July 23, 2025
Crypto Whales Ignite $4 Trillion Rally Amid US Policy Optimism

The global cryptocurrency market is roaring back to life, surging toward a $4 trillion valuation as a wave of optimism fueled by U.S. regulatory progress sweeps across digital assets. At the heart of this revival: a historic stablecoin law, increased institutional appetite, and mounting retail curiosity — though the latter still lags in direct market participation.

Policy Breakthrough Sparks Market Momentum

In what observers have dubbed “Crypto Week,” U.S. policymakers delivered a coordinated blitz of crypto-related legislative moves, culminating in President Donald Trump’s signing of the first major federal stablecoin framework into law. The legislation, long sought by digital asset advocates, offers new legitimacy to crypto’s role within traditional finance.

Retail Wakes Up… Slowly

While retail enthusiasm appears to be climbing — with Coinbase’s main app rocketing from 25th to 5th in Apple’s Finance category and Google searches for “Bitcoin” rising — data shows the current rally is being driven largely by crypto whales and institutions.

Wallet app downloads, including Coinbase Wallet, fell sharply — down 51% quarter-over-quarter. According to Oppenheimer & Co., Coinbase’s Q2 trading volumes likely fell 44% from the previous quarter.

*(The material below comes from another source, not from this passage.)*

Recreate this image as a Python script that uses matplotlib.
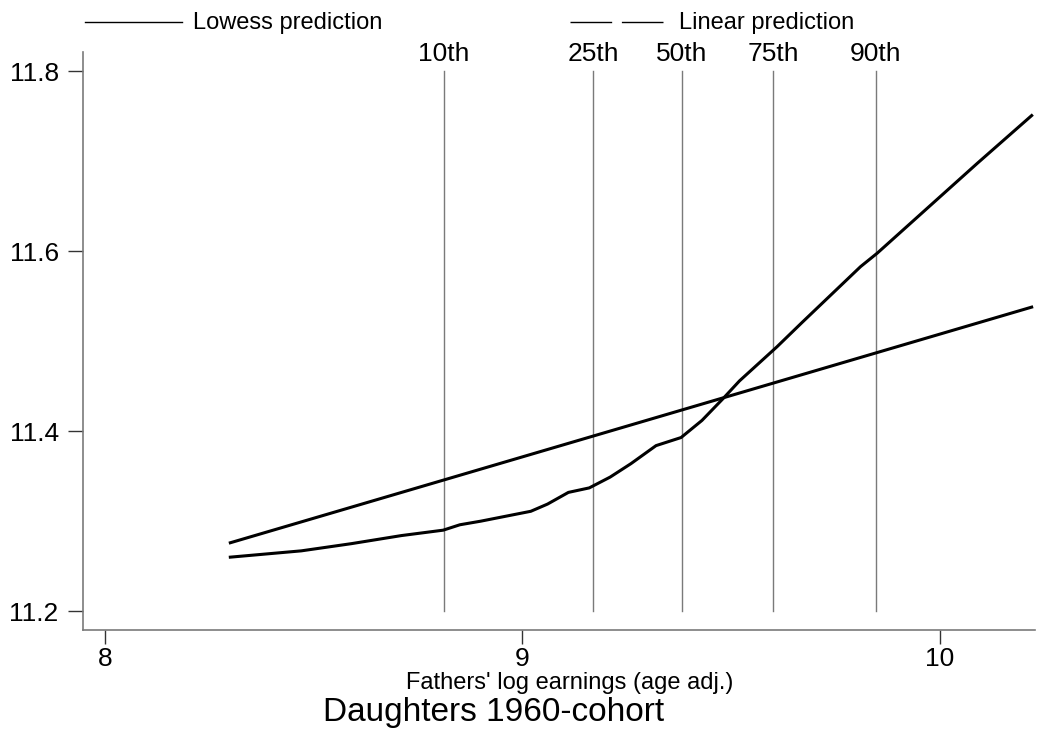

Retail sentiment, once a cornerstone of the crypto boom, has instead flowed into high-volatility sectors like AI equities and adjacent plays like Strategy, analysts say. Some smaller investors remain on the sidelines, wary of macroeconomic instability and recent tariff threats under Trump’s revived trade agenda.

Institutions Take the Wheel

According to 10x Research, holders controlling more than 10,000 BTC acquired roughly 47,000 coins ahead of Bitcoin’s latest all-time high of ~$123,000 on July 14. While the price has since corrected to ~$118,600, the move highlights institutional dominance.

Rather than fading, retail influence appears to be shifting into structured products like ETFs. Spot Bitcoin ETFs alone have pulled in $19 billion this year — a testament to both retail and institutional demand through advisory channels.

Still, this raises a philosophical debate: Is crypto becoming too institutional?

A Market in Transition

Advocates argue that regulated firms bring much-needed liquidity, lower volatility, and transparency. Critics worry over-regulation and financial gatekeeping may erode the decentralized ethos that once defined crypto.

For now, the data is clear: the center of gravity has shifted. Activity is no longer led by Telegram groups or Discord threads but by asset managers and fund allocators.

Whether retail investors return in full force — or yield the stage to professional allocators — remains to be seen. What’s undeniable is that crypto’s next phase is already underway, shaped by regulation, maturity, and a new kind of investor.